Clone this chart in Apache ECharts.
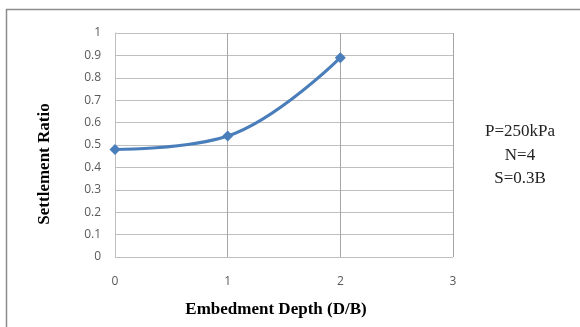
<!DOCTYPE html>
<html>
<head>
<meta charset="utf-8">
<script src="https://cdn.jsdelivr.net/npm/echarts@6/dist/echarts.min.js"></script>
<style>html,body{margin:0;padding:0;background:#fff;}#c{width:580px;height:327px;}</style>
</head>
<body>
<div id="c"></div>
<script>
const depths = [0, 1, 2];
const settlementRatio = [0.48, 0.54, 0.89];
const annotationLines = ['P=250kPa', 'N=4', 'S=0.3B'];
const xTitle = 'Embedment Depth (D/B)';
const yTitle = 'Settlement Ratio';

const chart = echarts.init(document.getElementById('c'));
chart.setOption({
  animation: false,
  backgroundColor: '#fff',
  grid: { left: 115, right: 127, top: 33, bottom: 70 },
  xAxis: {
    type: 'value', min: 0, max: 3, interval: 1,
    axisLine: { show: false },
    axisTick: { show: false },
    axisLabel: { margin: 19, color: '#595959', fontSize: 12, fontFamily: 'Open Sans' },
    splitLine: { show: true, lineStyle: { color: '#a6a6a6', width: 1 } }
  },
  yAxis: {
    type: 'value', min: 0, max: 1, interval: 0.1,
    axisLine: { show: true, lineStyle: { color: '#bfbfbf' } },
    axisTick: { show: false },
    axisLabel: { margin: 14, color: '#595959', fontSize: 12, fontFamily: 'Open Sans' },
    splitLine: { show: true, lineStyle: { color: '#bfbfbf', width: 1 } }
  },
  graphic: [
    { type: 'line', shape: { x1: 6, y1: 9.5, x2: 580, y2: 9.5 }, style: { stroke: '#8c8c8c', lineWidth: 1.5 } },
    { type: 'line', shape: { x1: 6.5, y1: 9, x2: 6.5, y2: 327 }, style: { stroke: '#8c8c8c', lineWidth: 1.5 } },
    { type: 'text', x: 45, y: 164, rotation: Math.PI / 2,
      style: { text: yTitle, font: 'bold 17px "Liberation Serif"', fill: '#000', align: 'center', verticalAlign: 'middle' } },
    { type: 'text', x: 276, y: 310,
      style: { text: xTitle, font: 'bold 17px "Liberation Serif"', fill: '#000', align: 'center', verticalAlign: 'middle' } },
    { type: 'text', x: 520, y: 132, style: { text: annotationLines[0], font: '17px "Liberation Serif"', fill: '#222', align: 'center', verticalAlign: 'middle' } },
    { type: 'text', x: 520, y: 156, style: { text: annotationLines[1], font: '17px "Liberation Serif"', fill: '#222', align: 'center', verticalAlign: 'middle' } },
    { type: 'text', x: 520, y: 179, style: { text: annotationLines[2], font: '17px "Liberation Serif"', fill: '#222', align: 'center', verticalAlign: 'middle' } }
  ],
  series: [{
    type: 'line',
    data: depths.map((d, i) => [d, settlementRatio[i]]),
    smooth: 0.4,
    symbol: 'diamond',
    symbolSize: 11,
    lineStyle: { color: '#4a7ebb', width: 3 },
    itemStyle: { color: '#4a7ebb' }
  }]
});
</script>
</body>
</html>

========================

_What to produce_
Pictures are excluded: retype only the lines from the beginning of the listing above through the line with "const yTitle = 'Settlement Ratio';", both included.

_Task response_
Clone this chart in Apache ECharts.
<!DOCTYPE html>
<html>
<head>
<meta charset="utf-8">
<script src="https://cdn.jsdelivr.net/npm/echarts@6/dist/echarts.min.js"></script>
<style>html,body{margin:0;padding:0;background:#fff;}#c{width:580px;height:327px;}</style>
</head>
<body>
<div id="c"></div>
<script>
const depths = [0, 1, 2];
const settlementRatio = [0.48, 0.54, 0.89];
const annotationLines = ['P=250kPa', 'N=4', 'S=0.3B'];
const xTitle = 'Embedment Depth (D/B)';
const yTitle = 'Settlement Ratio';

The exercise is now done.